Là où cela devient amusant, c’est quand arrive la seconde partie du marronnier : l’attribut SUMMARY. Ce “résumé de tableau” qui n’est pas du tout destiné à résumer quoi que ce soit est censé être utilisé pour expliquer à l’utilisateur comment sont organisées les données du tableau. C’est un mode d’emploi pour la lecture, si vous voulez. Une sorte de notice de montage pour étagères IKEA, en pire parce qu’on fait ça en aveugle : il faut monter l’étagère dans un lecteur d’écran.

Immanquablement, aucun rédacteur n’ayant la moindre idée d’à quoi sert ce SUMMARY, l’erreur commune est de le prendre pour un résumé de l’information apportée par le tableau, ce qui conduit en général à en faire un doublon parfaitement inutile du titre CAPTION dudit tableau (vous suivez, dans le fond ?). Passons et supposons que nous avons des “powered-rédacteurs de contenu”.

Ce SUMMARY n’est nécessaire, nous dit WCAG2.0, que pour les tableaux complexes… Expliquer à l’utilisateur qu’un tableau à simple entrée présente des colonnes toutes simples avec une ligne d’en-têtes unique n’est en effet pas d’une utilité foudroyante, à part faire bavarder Jaws. Voire susciter l’angoisse de l’utilisateur de Jaws qui se demande si cette indication est bien claire et si le tableau ne serait pas, en réalité, plus complexe que ça puisqu’il a nécessité un SUMMARY. Vu que de toutes façons 98% du Web n’est pas accessible y compris quand il prétend l’être, on apprend vite à se méfier…

Mais personnellement, j’ai aussi un doute sur la pertinence de choses théoriquement superbes comme “ce tableau vous présente une distribution des colonnes en 5 niveaux d’en-têtes et de sous-en-têtes en fonction de… Les en-têtes de ligne intermédiaires séparent les données qui…” Dans deux secondes, on va me parler d’intégrales quand je cherche bêtement à comprendre la taxe carbone…

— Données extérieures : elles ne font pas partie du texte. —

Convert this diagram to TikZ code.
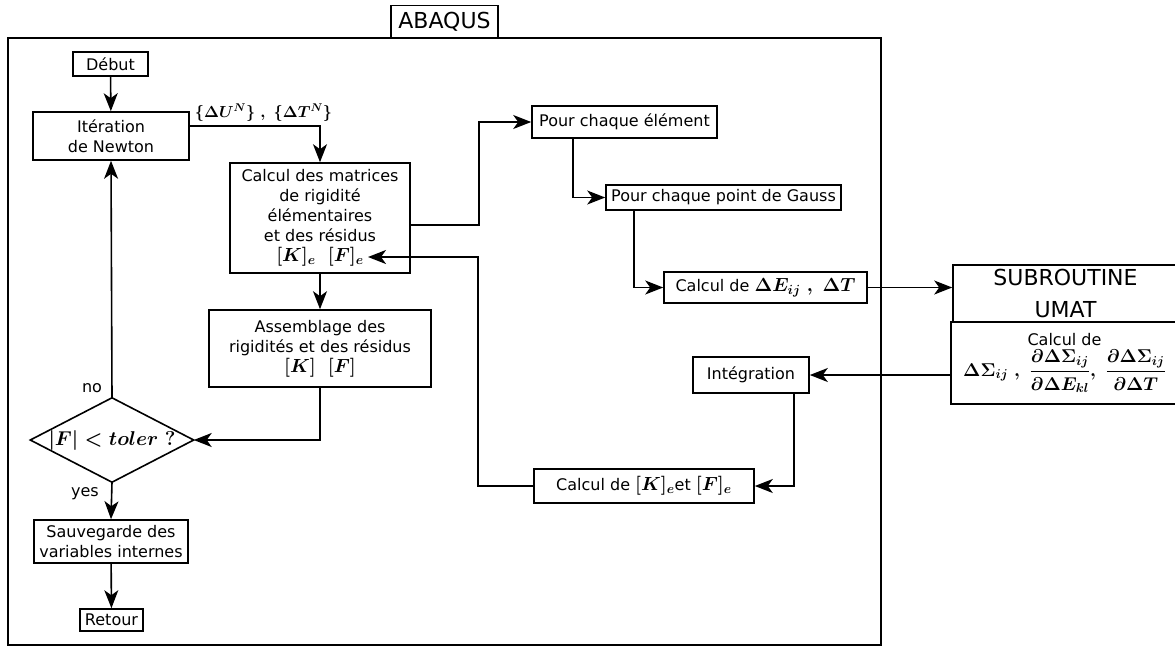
\RequirePackage{fix-cm}
\documentclass[tikz,border=0pt]{standalone}
\usepackage[no-math]{fontspec}
\setmainfont{DejaVu Sans}
\usepackage{amsmath}
\usetikzlibrary{arrows.meta}
\newcommand{\Bmath}[1]{{\boldmath$#1$}}
\newcommand{\fs}[1]{\fontsize{#1}{#1}\selectfont}
\begin{document}
\begin{tikzpicture}[x=1pt,y=-1pt,
  every node/.style={font=\fontsize{16}{20}\selectfont, inner sep=0pt},
  box/.style={draw, line width=1.6pt, rectangle, align=center, fill=white},
  arr/.style={line width=1.6pt, -{Stealth[length=18pt,width=14pt,inset=5pt]}},
  frame/.style={draw, line width=1.6pt}]
\useasboundingbox (0,0) rectangle (1175,646);
\fill[white] (0,0) rectangle (1175,646);
% outer frame
\draw[frame] (8,38) rectangle (881,645);
\node[box, minimum width=107pt, minimum height=32pt, font=\fontsize{22}{26}\selectfont] (abaqus) at (444.5,21.5) {ABAQUS};

% left column
\node[box, minimum width=75pt, minimum height=24pt] (debut) at (110.5,64) {Début};
\node[box, minimum width=156pt, minimum height=48pt] (iter) at (111,136) {Itération\\de Newton};
\node[box, minimum width=180pt, minimum height=110pt] (calc) at (320,218)
  {Calcul des matrices\\de rigidité\\élémentaires\\et des résidus\\{\fs{19}\Bmath{[K]_e\ \ [F]_e}}};
\node[box, minimum width=222pt, minimum height=77pt] (assem) at (320,348.5)
  {Assemblage des\\rigidités et des résidus\\{\fs{19}\Bmath{[K]\ \ [F]}}};
\node[minimum width=163pt, minimum height=84pt] (test) at (112,440)
  {\fs{20}\Bmath{|F| < toler\ ?}};
\draw[line width=1.6pt] (test.north) -- (test.east) -- (test.south) -- (test.west) -- cycle;
\node (no) at (92,388) {no};
\node (yes) at (85,494) {yes};
\node[box, minimum width=154pt, minimum height=43pt] (sauv) at (111,541.5) {Sauvegarde des\\variables internes};
\node[box, minimum width=63pt, minimum height=22pt] (retour) at (111.5,620) {Retour};
\node (lab) at (263.5,113) {\fs{16}\Bmath{\{\Delta U^N\}\ ,\ \{\Delta T^N\}}};

% right part
\node[box, minimum width=185pt, minimum height=32pt] (elem) at (624.5,122) {Pour chaque élément};
\node[box, minimum width=235pt, minimum height=25pt] (gauss) at (723.5,197.5) {Pour chaque point de Gauss};
\node[box, minimum width=203pt, minimum height=31pt] (dE) at (765.5,287.5) {Calcul de {\fs{19}\Bmath{\Delta E_{ij}\;,\ \Delta T}}};
\node[box, minimum width=225pt, minimum height=57pt, font=\fontsize{22}{32}\selectfont] (umat) at (1065.5,293.5) {SUBROUTINE\\UMAT};
\node[box, minimum width=227pt, minimum height=82pt] (umatc) at (1064.5,363)
  {Calcul de\\[3pt]{\fs{18.5}\Bmath{\Delta\Sigma_{ij}\;,\;\dfrac{\partial\Delta\Sigma_{ij}}{\partial\Delta E_{kl}},\;\dfrac{\partial\Delta\Sigma_{ij}}{\partial\Delta T}}}};
\node[box, minimum width=116pt, minimum height=36pt] (integ) at (751,375) {Intégration};
\node[box, minimum width=220pt, minimum height=34pt] (calckf) at (644,486)
  {Calcul de {\fs{19}\Bmath{[K]_e}}et {\fs{19}\Bmath{[F]_e}}};

\coordinate (j1) at (479,0);
\coordinate (j2) at (478,257);
\coordinate (kfin) at (368,257);

% connectors
\draw[arr] (debut) -- (iter);
\draw[arr] ([yshift=10pt]iter.east) -| (calc.north);
\draw[arr] (calc) -- (assem);
\draw[arr] (assem.south) |- (test.east);
\draw[arr] (test.north) -- (iter.south);
\draw[arr] (test.south) -- (sauv.north);
\draw[arr] (sauv) -- (retour);
\draw[arr] ([yshift=-7pt]calc.east) -| (j1 |- elem.west) -- (elem.west);
\draw[arr] ([xshift=-51.5pt]elem.south) |- (gauss.west);
\draw[arr] ([xshift=-89.5pt]gauss.south) |- (dE.west);
\draw[arr] (dE.east) -- (dE.east -| umat.west);
\draw[arr] (umatc.west |- integ.east) -- (integ.east);
\draw[arr] ([xshift=43pt]integ.south) |- (calckf.east);
\draw[arr] (calckf.west) -| (j2) -- (kfin);
\end{tikzpicture}
\end{document}
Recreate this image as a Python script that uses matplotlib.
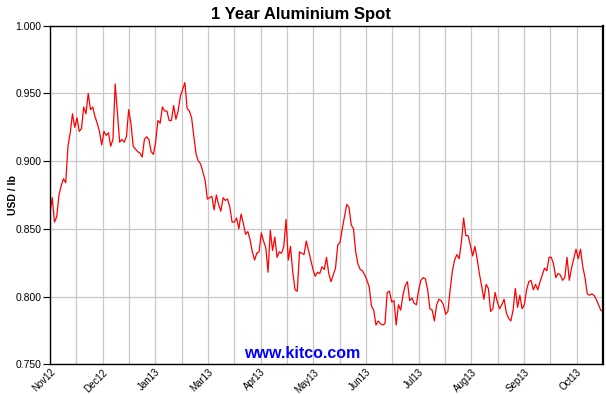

A ce stade, une question s’impose : au fait, à partir de quel stade un tableau est-il complexe ? Disons juste, dans le cadre de ce billet, qu’il serait temps de mettre en oeuvre une suite de tests vérifiant enfin les implémentations de SCOPE et de HEADERS pour trancher cela du côté technique. J’ai ma petite idée sur la réponse, qui n’est pas étrangère à ce qui suit. Je vais donc froidement affirmer que ce n’est pas la question majeure, en fait.

En effet, dans tous les cas, un tableau de données n’est rien d’autre qu’une représentation spatiale d’un ensemble d’informations complexes qui seraient difficilement compréhensibles sans ce détour graphique. Bref, c’est une image, une métaphore. La consultation d’un tableau sans ce support visuel est déjà d’une certaine façon un non-sens. Les attributs d’accessibilité SCOPE ET HEADERS tentent d’y remédier en fournissant aux lecteurs d’écran de quoi permettre à l’utilisateur une pénible élucidation de la chose, tout comme le tableau affiché tente déjà de fournir à l’internaute en général l’occasion de saisir de quoi on cause. Dés lors, envisager de publier des tableaux complexes est de la pure perversité, quelque-soit le public pris en compte.

Sans compter que, dès que le support visuel se dégrade parce que le premier coup de scroll vertical a fait disparaître les en-têtes cabalistiques… (Nous aurons en effet la décence ne pas parler du support de THEAD, par exemple).

Bref :

  • les tableaux complexes exigeraient des HEADERS que les rédacteurs sont bien en peine d’utiliser ? Bwa, ils n’ont qu’à ne pas faire de tableaux complexes.
  • les tableaux complexes exigent la rédaction d’une description de la structure du tableau dans un SUMMARY dont l’intelligibilité réelle va être plus que discutable ? Bwa, ne pas faire de tableaux complexes.
  • les tableaux complexes ont d’autant moins de chance d’être compréhensibles quoi qu’il en soit sans le support de la métaphore visuelle ? Bwa…

Non ? Mais dites : vous croyez vraiment que le visiteur lambda les comprend, ces merveilleux tableaux complexes créés par des polytechniciens dans un contexte souvent administratifs, très en amont de la publication Web, hum ? Comme souvent, le problème est en fait entre la chaise et le clavier.

Marcel, si tu te pose une question d’accessibilité : fais péter ton tableau complexe. Tu vas voir: tu peux en faire plusieurs tableaux simples. Et tu vas faire beaucoup plus d’heureux que tu ne le penses.